Mr Thomas took part in the less well-known Operation Dragoon which followed the famous Normandy landings in the summer of 1944. Both operations were originally planned to run simultaneously but Dragoon was cancelled due to lack of resources.

However after over two million men successfully landed in Normandy in June, the French High Command pushed for Operation Dragoon to go ahead. It was approved in July to be executed in August to secure vital ports on the French Mediterranean coast and increase pressure on the German forces by opening another front.

Hindered by total Allied air superiority and a large-scale uprising by the French Resistance the German forces were swiftly defeated enabling the Allies to liberate southern France in just four weeks.

Mr Thomas joined the Royal Navy in 1943, aged 18 and was assigned to Chatham Naval Base. He was sent on exercise in the North Sea off Scapa Flow, Orkney and then to the Mediterranean to escort the Malta and Gibraltar convoys and support the Italian campaign.

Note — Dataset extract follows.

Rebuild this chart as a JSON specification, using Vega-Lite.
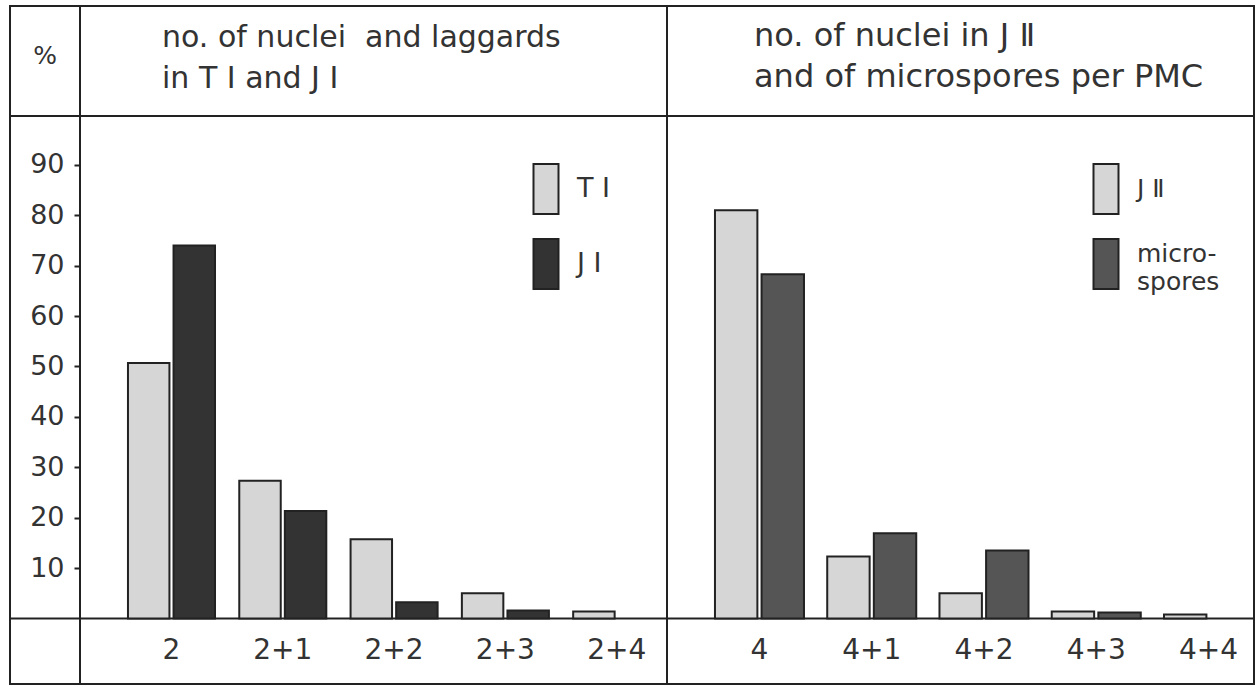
{
  "$schema": "https://vega.github.io/schema/vega-lite/v6.json",
  "padding": {"left": 8, "top": 5, "right": 0, "bottom": 0},
  "background": "white",
  "spacing": 0,
  "bounds": "flush",
  "datasets": {
    "bars": [
      {"panel": "left", "group": "2", "stage": "TⅠ", "pct": 50.7},
      {"panel": "left", "group": "2+1", "stage": "TⅠ", "pct": 27.3},
      {"panel": "left", "group": "2+2", "stage": "TⅠ", "pct": 15.7},
      {"panel": "left", "group": "2+3", "stage": "TⅠ", "pct": 5.0},
      {"panel": "left", "group": "2+4", "stage": "TⅠ", "pct": 1.4},
      {"panel": "left", "group": "2", "stage": "JⅠ", "pct": 74.0},
      {"panel": "left", "group": "2+1", "stage": "JⅠ", "pct": 21.3},
      {"panel": "left", "group": "2+2", "stage": "JⅠ", "pct": 3.2},
      {"panel": "left", "group": "2+3", "stage": "JⅠ", "pct": 1.6},
      {"panel": "right", "group": "4", "stage": "JⅡ", "pct": 81.0},
      {"panel": "right", "group": "4+1", "stage": "JⅡ", "pct": 12.3},
      {"panel": "right", "group": "4+2", "stage": "JⅡ", "pct": 5.0},
      {"panel": "right", "group": "4+3", "stage": "JⅡ", "pct": 1.4},
      {"panel": "right", "group": "4+4", "stage": "JⅡ", "pct": 0.8},
      {"panel": "right", "group": "4", "stage": "microspores", "pct": 68.3},
      {"panel": "right", "group": "4+1", "stage": "microspores", "pct": 16.9},
      {"panel": "right", "group": "4+2", "stage": "microspores", "pct": 13.5},
      {"panel": "right", "group": "4+3", "stage": "microspores", "pct": 1.2}
    ],
    "frame": [
      {"line": "header", "pct": 99.7},
      {"line": "baseline", "pct": 0}
    ]
  },
  "config": {
    "view": {"stroke": "#222", "strokeWidth": 2},
    "font": "DejaVu Sans",
    "title": {"font": "DejaVu Sans", "fontWeight": "normal", "color": "#333"}
  },
  "resolve": {
    "scale": {"x": "independent", "y": "independent", "color": "independent", "xOffset": "independent"},
    "legend": {"color": "independent"}
  },
  "hconcat": [
    {
      "width": 70,
      "height": 678,
      "title": {"text": "%", "anchor": "middle", "frame": "group", "offset": 0, "dy": 75, "baseline": "middle", "fontSize": 25},
      "data": {"name": "frame"},
      "mark": {"type": "rule", "color": "#222", "strokeWidth": 2},
      "encoding": {
        "y": {"field": "pct", "type": "quantitative", "scale": {"domain": [-13, 121.5], "nice": false, "zero": false}, "axis": null}
      }
    },
    {
      "width": 587,
      "height": 678,
      "title": {"text": ["no. of nuclei \u00a0and laggards", "in T Ⅰ and J Ⅰ"], "anchor": "start", "frame": "group", "offset": 0, "dx": 82, "dy": 88, "baseline": "top", "fontSize": 30, "lineHeight": 41},
      "layer": [
        {
          "data": {"name": "frame"},
          "mark": {"type": "rule", "color": "#222", "strokeWidth": 2},
          "encoding": {
            "y": {"field": "pct", "type": "quantitative", "scale": {"domain": [-13, 121.5], "nice": false, "zero": false},
              "axis": {"values": [10, 20, 30, 40, 50, 60, 70, 80, 90], "title": null, "domain": false, "grid": false, "tickSize": 6, "tickWidth": 2, "tickColor": "#222", "labelPadding": 10, "labelFontSize": 27, "labelColor": "#333", "labelFont": "DejaVu Sans"}}
          }
        },
        {
          "data": {"name": "bars"},
          "transform": [{"filter": "datum.panel == 'left'"}],
          "mark": {"type": "bar", "stroke": "#222", "strokeWidth": 2},
          "encoding": {
            "x": {"field": "group", "type": "nominal", "sort": ["2", "2+1", "2+2", "2+3", "2+4"],
              "scale": {"paddingInner": 0.218, "paddingOuter": 0.246, "align": 0.876},
              "axis": {"orient": "bottom", "offset": -65.5, "title": null, "domain": false, "ticks": false, "labelPadding": 18, "labelFontSize": 28, "labelAngle": 0, "labelColor": "#333", "labelFont": "DejaVu Sans"}},
            "xOffset": {"field": "stage", "type": "nominal", "sort": ["TⅠ", "JⅠ"], "scale": {"paddingInner": 0.09}},
            "y": {"field": "pct", "type": "quantitative", "scale": {"domain": [-13, 121.5], "nice": false, "zero": false},
              "axis": {"values": [10, 20, 30, 40, 50, 60, 70, 80, 90], "title": null, "domain": false, "grid": false, "tickSize": 6, "tickWidth": 2, "tickColor": "#222", "labelPadding": 10, "labelFontSize": 27, "labelColor": "#333", "labelFont": "DejaVu Sans"}},
            "color": {"field": "stage", "type": "nominal", "scale": {"domain": ["TⅠ", "JⅠ"], "range": ["#d6d6d6", "#333333"]},
              "legend": {"title": null, "orient": "none", "legendX": 440, "legendY": 157, "padding": 0, "symbolType": "M-0.5,-1H0.5V1H-0.5Z", "symbolSize": 2500, "symbolStrokeColor": "#222", "symbolStrokeWidth": 2, "symbolOpacity": 1, "labelFontSize": 27, "labelOffset": 5, "rowPadding": 17, "labelColor": "#333", "labelFont": "DejaVu Sans",
                "labelExpr": "datum.value == 'TⅠ' ? 'T Ⅰ' : 'J Ⅰ'"}}
          }
        }
      ]
    },
    {
      "width": 587,
      "height": 678,
      "title": {"text": ["no. of nuclei in J Ⅱ", "and of microspores per PMC"], "anchor": "start", "frame": "group", "offset": 0, "dx": 87, "dy": 88, "baseline": "top", "fontSize": 32, "lineHeight": 41},
      "layer": [
        {
          "data": {"name": "frame"},
          "mark": {"type": "rule", "color": "#222", "strokeWidth": 2},
          "encoding": {
            "y": {"field": "pct", "type": "quantitative", "scale": {"domain": [-13, 121.5], "nice": false, "zero": false}, "axis": null}
          }
        },
        {
          "data": {"name": "bars"},
          "transform": [{"filter": "datum.panel == 'right'"}],
          "mark": {"type": "bar", "stroke": "#222", "strokeWidth": 2},
          "encoding": {
            "x": {"field": "group", "type": "nominal", "sort": ["4", "4+1", "4+2", "4+3", "4+4"],
              "scale": {"paddingInner": 0.207, "paddingOuter": 0.218, "align": 0.98},
              "axis": {"orient": "bottom", "offset": -65.5, "title": null, "domain": false, "ticks": false, "labelPadding": 18, "labelFontSize": 28, "labelAngle": 0, "labelColor": "#333", "labelFont": "DejaVu Sans"}},
            "xOffset": {"field": "stage", "type": "nominal", "sort": ["JⅡ", "microspores"], "scale": {"paddingInner": 0.09}},
            "y": {"field": "pct", "type": "quantitative", "scale": {"domain": [-13, 121.5], "nice": false, "zero": false}, "axis": null},
            "color": {"field": "stage", "type": "nominal", "scale": {"domain": ["JⅡ", "microspores"], "range": ["#d6d6d6", "#555555"]},
              "legend": {"title": null, "orient": "none", "legendX": 413, "legendY": 157, "padding": 0, "symbolType": "M-0.5,-1H0.5V1H-0.5Z", "symbolSize": 2500, "symbolStrokeColor": "#222", "symbolStrokeWidth": 2, "symbolOpacity": 1, "labelFontSize": 25, "labelOffset": 5, "rowPadding": 17, "labelColor": "#333", "labelFont": "DejaVu Sans",
                "labelExpr": "datum.value == 'microspores' ? ['micro-', 'spores'] : 'J Ⅱ'",
                "encode": {"labels": {"update": {"lineHeight": {"value": 28}, "dy": {"signal": "datum.value == 'microspores' ? -10 : 0"}}}}}}
          }
        }
      ]
    }
  ]
}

His landing craft was then involved in bombarding the southern coast of France near Marseille in preparation for the Dragoon landings in August. Both Dragoon and the Normandy landings are credited with hastening the end of the war in Europe.

Mr Thomas then set sail for the Far East to join the invasion fleet heading for Japan but the Hiroshima bombing ended the need for the invasion. Instead his craft was diverted to evacuate women and children from Batavia (now Jarkarta, Indonesia) from the war zone to Royal Navy cruisers. He returned to Scotland at the end of the war and was demobbed from there in 1945.